→ **GIVEN EXERCISE**
Collect all lines below with the string "chart".

→ **AVAILABLE DATA**
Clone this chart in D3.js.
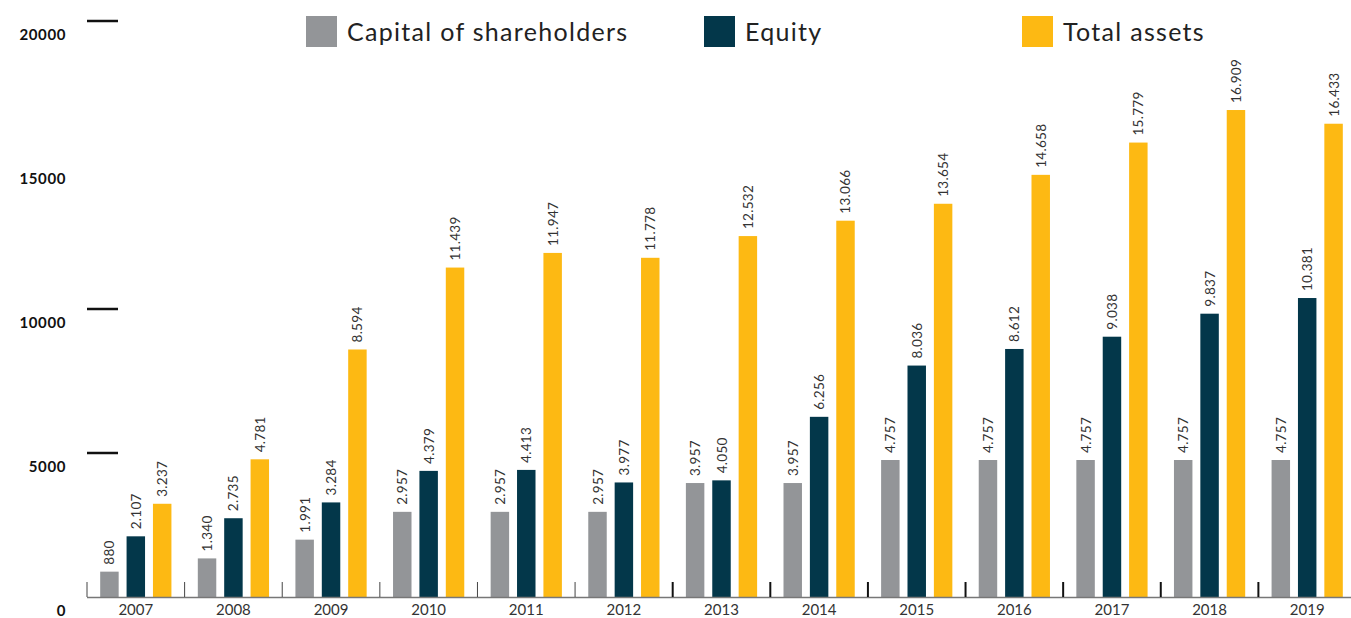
<!DOCTYPE html>
<html>
<head>
<meta charset="utf-8">
<script src="https://cdn.jsdelivr.net/npm/d3@7"></script>
<style>
  html, body { margin: 0; padding: 0; background: #fff; }
  svg { display: block; }
</style>
</head>
<body>
<svg id="chart" width="1351" height="618"></svg>
<script>
const years = ["2007","2008","2009","2010","2011","2012","2013","2014","2015","2016","2017","2018","2019"];
const capital = [880, 1340, 1991, 2957, 2957, 2957, 3957, 3957, 4757, 4757, 4757, 4757, 4757];
const equity = [2107, 2735, 3284, 4379, 4413, 3977, 4050, 6256, 8036, 8612, 9038, 9837, 10381];
const totalAssets = [3237, 4781, 8594, 11439, 11947, 11778, 12532, 13066, 13654, 14658, 15779, 16909, 16433];
const seriesNames = ["Capital of shareholders", "Equity", "Total assets"];
const seriesColors = ["#939598", "#03374a", "#fdb913"];
const yTickValues = [0, 5000, 10000, 15000, 20000];
const yDashValues = [5000, 10000, 20000];

const series = [capital, equity, totalAssets];
const svg = d3.select("#chart");
const font = "Lato, 'Noto Sans', sans-serif";

const baseline = 597;
const x = d3.scaleBand().domain(years).range([87, 1356]).paddingInner(0).paddingOuter(0);
const xs = d3.scaleBand().domain([0,1,2]).range([0, x.bandwidth()]).paddingInner(0.3).paddingOuter(0.5);
const y = d3.scaleLinear().domain([0, 20000]).range([baseline, 21]);

const fmt = v => d3.format(",")(v).replace(/,/g, ".");

// y labels (offset below the dashes as in the reference)
svg.append("g").selectAll("text").data(yTickValues).join("text")
  .attr("x", 66).attr("y", d => y(d) + 18.5)
  .attr("text-anchor", "end")
  .attr("font-family", font).attr("font-weight", 700).attr("font-size", 15)
  .attr("letter-spacing", 0.6)
  .attr("fill", "#111").text(d => d);

// dashes
svg.append("g").selectAll("line").data(yDashValues).join("line")
  .attr("x1", 87).attr("x2", 118)
  .attr("y1", d => y(d)).attr("y2", d => y(d))
  .attr("stroke", "#111").attr("stroke-width", 2.5);

// bars
const groups = svg.append("g").selectAll("g").data(years).join("g")
  .attr("transform", d => `translate(${x(d)},0)`);

series.forEach((s, si) => {
  groups.append("rect")
    .attr("x", xs(si)).attr("width", xs.bandwidth())
    .attr("y", (d, i) => y(s[i])).attr("height", (d, i) => baseline - y(s[i]))
    .attr("fill", seriesColors[si]);
  groups.append("text")
    .attr("transform", (d, i) => `translate(${xs(si) + xs.bandwidth()/2 + 5},${y(s[i]) - 7}) rotate(-90)`)
    .attr("font-family", font).attr("font-size", 13.5).attr("fill", "#333")
    .attr("letter-spacing", 0.3)
    .attr("text-anchor", "start")
    .text((d, i) => fmt(s[i]));
});

// x axis line
svg.append("line").attr("x1", 87).attr("x2", 1351).attr("y1", baseline + 0.5).attr("y2", baseline + 0.5)
  .attr("stroke", "#777").attr("stroke-width", 1.5);

// group separator ticks
svg.append("g").selectAll("line").data(years).join("line")
  .attr("x1", d => x(d)).attr("x2", d => x(d))
  .attr("y1", baseline - 15).attr("y2", baseline)
  .attr("stroke", (d, i) => i >= 6 ? "#111" : "#444")
  .attr("stroke-width", (d, i) => i >= 6 ? 2 : 1);

// x labels
svg.append("g").selectAll("text").data(years).join("text")
  .attr("x", d => x(d) + x.bandwidth()/2).attr("y", 615)
  .attr("text-anchor", "middle")
  .attr("font-family", font).attr("font-size", 15).attr("fill", "#333")
  .text(d => d);

// legend
const legendX = [306, 704, 1022];
const leg = svg.append("g").selectAll("g").data(seriesNames).join("g")
  .attr("transform", (d, i) => `translate(${legendX[i]},16)`);
leg.append("rect").attr("width", 31).attr("height", 31).attr("fill", (d, i) => seriesColors[i]);
leg.append("text").attr("x", 41).attr("y", 25)
  .attr("font-family", font).attr("font-size", 25).attr("fill", "#222")
  .attr("letter-spacing", 1.3)
  .text(d => d);
</script>
</body>
</html>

→ **SOLUTION FOR THIS TASK**
Clone this chart in D3.js.
<svg id="chart" width="1351" height="618"></svg>
const svg = d3.select("#chart");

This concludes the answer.